- Interactive map of Abohar Wildlife Sanctuary
- Location: Fazilka district, Punjab, India
- Nearest city: Abohar
- Area: 186.5 km^{2} (72.0 sq mi)
- Established: 1975
- Governing body: Department of Forest and Wildlife (Punjab)
- Website: fazilka.nic.in/tourist-place/black-buck-sanctuary-abohar/

= Abohar Wildlife Sanctuary =

Wildlife sanctuary in Punjab, India

Abohar Wildlife Sanctuary earned the status of a sanctuary in 1975 and again in 2000 under the Wildlife Protection Act 1972. It is located in the Fazilka district of Punjab and is a private nature reserve. It is known for being a preservation hotspot for blackbuck, which is regarded as a sacred animal by the people of Bishnoi community who are native to the place.

== Conservation ==
The blackbuck deer are at risk of extirpation from the sanctuary due to predation by feral dogs, habitat destruction, and the installation of "cobra wiring" (bladed-edged iron wire mesh) by local farmers.
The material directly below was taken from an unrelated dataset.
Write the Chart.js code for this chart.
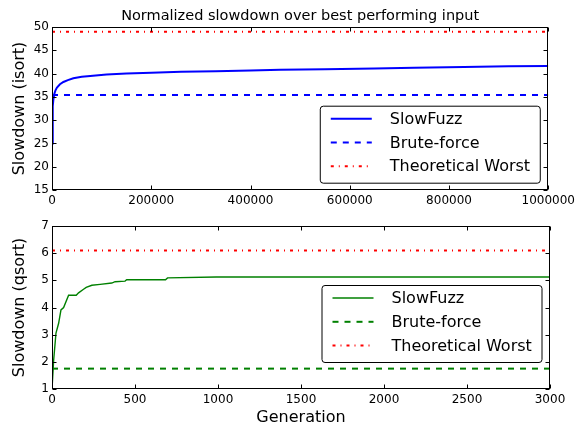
<!DOCTYPE html>
<html>
<head>
<meta charset="utf-8">
<script src="https://cdn.jsdelivr.net/npm/chart.js@4"></script>
<style>
  html, body { margin: 0; padding: 0; background: #fff; }
  #wrap { position: relative; width: 579px; height: 425px; }
  canvas { position: absolute; left: 0; }
</style>
</head>
<body>
<div id="wrap">
  <canvas id="isortChart" width="579" height="213" style="top:0"></canvas>
  <canvas id="qsortChart" width="579" height="212" style="top:213px"></canvas>
</div>
<script>
// ---- data ----
const seriesNames = ['SlowFuzz', 'Brute-force', 'Theoretical Worst'];

const isortGen  = [0, 1500, 3000, 4600, 7000, 10000, 16000, 23000, 32000, 43000, 60000, 77000, 110000, 150000, 200000, 260000, 330000, 400000, 460000, 550000, 650000, 730000, 830000, 920000, 1000000];
const isortSlow = [25.0, 33.0, 34.6, 35.6, 36.4, 37.0, 37.7, 38.2, 38.6, 39.0, 39.3, 39.5, 39.8, 40.0, 40.2, 40.4, 40.5, 40.65, 40.8, 40.95, 41.1, 41.25, 41.4, 41.55, 41.65];
const isortBrute = 35.4;
const isortWorst = 49.0;
const isortXTicks = [0, 200000, 400000, 600000, 800000, 1000000];
const isortYTicks = [15, 20, 25, 30, 35, 40, 45, 50];

const qsortGen  = [0, 10, 24, 40, 54, 70, 100, 146, 160, 190, 206, 240, 290, 360, 380, 440, 450, 684, 696, 990, 3000];
const qsortSlow = [1.0, 2.07, 3.06, 3.42, 3.91, 4.0, 4.45, 4.45, 4.54, 4.67, 4.74, 4.82, 4.85, 4.9, 4.95, 4.97, 5.02, 5.02, 5.09, 5.12, 5.12];
const qsortBrute = 1.75;
const qsortWorst = 6.1;
const qsortXTicks = [0, 500, 1000, 1500, 2000, 2500, 3000];
const qsortYTicks = [1, 2, 3, 4, 5, 6, 7];

Chart.defaults.font.family = "'DejaVu Sans', sans-serif";
Chart.defaults.font.size = 12;
Chart.defaults.color = '#000';

// box frame with inward ticks on all four sides (matplotlib classic look)
const frameTicks = {
    id: 'frameTicks',
    afterDatasetsDraw(chart) {
        const { ctx, chartArea: a, scales } = chart;
        const L = Math.round(a.left) + 0.5, R = Math.round(a.right) - 0.5;
        const T = Math.round(a.top) + 0.5, B = Math.round(a.bottom) - 0.5;
        const len = 4;
        ctx.save();
        ctx.strokeStyle = '#000';
        ctx.lineWidth = 1;
        ctx.beginPath();
        scales.x.ticks.forEach(t => {
            const px = Math.round(scales.x.getPixelForValue(t.value)) + 0.5;
            ctx.moveTo(px, B); ctx.lineTo(px, B - len);
            ctx.moveTo(px, T); ctx.lineTo(px, T + len);
        });
        scales.y.ticks.forEach(t => {
            const py = Math.round(scales.y.getPixelForValue(t.value)) + 0.5;
            ctx.moveTo(L, py); ctx.lineTo(L + len, py);
            ctx.moveTo(R, py); ctx.lineTo(R - len, py);
        });
        ctx.stroke();
        ctx.strokeRect(L, T, R - L, B - T);
        ctx.restore();
    }
};

// legend box drawn inside the plot area
const boxLegend = {
    id: 'boxLegend',
    afterDraw(chart, args, opts) {
        const { ctx, chartArea: a } = chart;
        const w = 220, h = 77;
        const x = a.right - opts.right - w;
        const y = a.top + opts.top;
        ctx.save();
        ctx.beginPath();
        ctx.roundRect(x + 0.5, y + 0.5, w, h, 3);
        ctx.fillStyle = '#fff';
        ctx.fill();
        ctx.strokeStyle = '#000';
        ctx.lineWidth = 1;
        ctx.stroke();
        chart.data.datasets.forEach((ds, i) => {
            const ry = y + 13 + i * 23.8;
            ctx.beginPath();
            ctx.setLineDash(ds.borderDash || []);
            ctx.strokeStyle = ds.borderColor;
            ctx.lineWidth = ds.borderWidth;
            ctx.moveTo(x + 11, ry);
            ctx.lineTo(x + 52, ry);
            ctx.stroke();
            ctx.setLineDash([]);
            ctx.fillStyle = '#000';
            ctx.font = "16px 'DejaVu Sans', sans-serif";
            ctx.textBaseline = 'middle';
            ctx.fillText(ds.label, x + 70, ry + 1);
        });
        ctx.restore();
    }
};

function flat(xs, v) {
    return [{ x: xs[0], y: v }, { x: xs[xs.length - 1], y: v }];
}

function makeChart(id, cfg) {
    const ctx = document.getElementById(id).getContext('2d');
    return new Chart(ctx, {
        type: 'line',
        data: {
            datasets: [
                {
                    label: seriesNames[0],
                    data: cfg.gen.map((g, i) => ({ x: g, y: cfg.slow[i] })),
                    borderColor: cfg.color,
                    borderWidth: cfg.mainWidth,
                    pointRadius: 0,
                    tension: 0
                },
                {
                    label: seriesNames[1],
                    data: flat(cfg.xTicks, cfg.brute),
                    borderColor: cfg.color,
                    borderWidth: 2,
                    borderDash: [6, 6],
                    pointRadius: 0
                },
                {
                    label: seriesNames[2],
                    data: flat(cfg.xTicks, cfg.worst),
                    borderColor: '#ff0000',
                    borderWidth: 2,
                    borderDash: [3, 5, 1, 5],
                    pointRadius: 0
                }
            ]
        },
        options: {
            responsive: false,
            animation: false,
            layout: { padding: { top: cfg.padTop, right: 29, left: 0, bottom: 0 } },
            plugins: {
                legend: { display: false },
                tooltip: { enabled: false },
                title: cfg.title ? {
                    display: true,
                    text: cfg.title,
                    fullSize: false,
                    font: { size: 14.5, weight: 'normal' },
                    padding: { top: 7.3, bottom: 2.3 }
                } : { display: false },
                boxLegend: cfg.legend
            },
            scales: {
                x: {
                    type: 'linear',
                    min: cfg.xTicks[0],
                    max: cfg.xTicks[cfg.xTicks.length - 1],
                    afterBuildTicks: s => { s.ticks = cfg.xTicks.map(v => ({ value: v })); },
                    afterFit: s => { s.height = cfg.xHeight; },
                    grid: { display: false, drawTicks: false },
                    border: { display: false },
                    ticks: { padding: 4, maxRotation: 0, autoSkip: false, callback: v => String(v) },
                    title: cfg.xTitle ? {
                        display: true,
                        text: cfg.xTitle,
                        font: { size: 16, lineHeight: 0.95 },
                        padding: 0
                    } : { display: false }
                },
                y: {
                    min: cfg.yTicks[0],
                    max: cfg.yTicks[cfg.yTicks.length - 1],
                    afterBuildTicks: s => { s.ticks = cfg.yTicks.map(v => ({ value: v })); },
                    afterFit: s => { s.width = 52; },
                    grid: { display: false, drawTicks: false },
                    border: { display: false },
                    ticks: { padding: 3, callback: v => String(v) },
                    title: {
                        display: true,
                        text: cfg.yTitle,
                        font: { size: 16 },
                        padding: { top: 10, bottom: 0 }
                    }
                }
            }
        },
        plugins: [frameTicks, boxLegend]
    });
}

makeChart('isortChart', {
    gen: isortGen, slow: isortSlow, brute: isortBrute, worst: isortWorst,
    xTicks: isortXTicks, yTicks: isortYTicks,
    color: '#0000ff', mainWidth: 2,
    title: 'Normalized slowdown over best performing input',
    yTitle: 'Slowdown (isort)',
    padTop: 0, xHeight: 23,
    legend: { right: 8.5, top: 78.7 }
});

makeChart('qsortChart', {
    gen: qsortGen, slow: qsortSlow, brute: qsortBrute, worst: qsortWorst,
    xTicks: qsortXTicks, yTicks: qsortYTicks,
    color: '#008000', mainWidth: 1.4,
    yTitle: 'Slowdown (qsort)', xTitle: 'Generation',
    padTop: 13, xHeight: 36,
    legend: { right: 8.5, top: 59 }
});
</script>
</body>
</html>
It has been proposed to resettle some of the deer to another site named Sohian Bir. The population of blackbucks in the sanctuary decreased from 3,500 in 2011 to 3,273 in 2017.

== Location ==
The Abohar Wildlife Sanctuary is located in the Fazilka district of Punjab, India. It consists of 13 revenue villages which are inhabited by the people of Bishnoi community. It covers over 18,650 hectares of land. It also consists of 13 farmlands of the Bishnoi people who work towards protecting the blackbuck.

== Major attractions ==
Abohar Wildlife Sanctuary is a major tourist spot. It is home to different varieties of flora and fauna. It is most famous for blackbuck deer and Blue bull. Other species of animals and plants like hare, jackal, wild boar, albizia lebbeck, acacia nilotica, azadirachta indica, a. Tortilis, etc., are found here.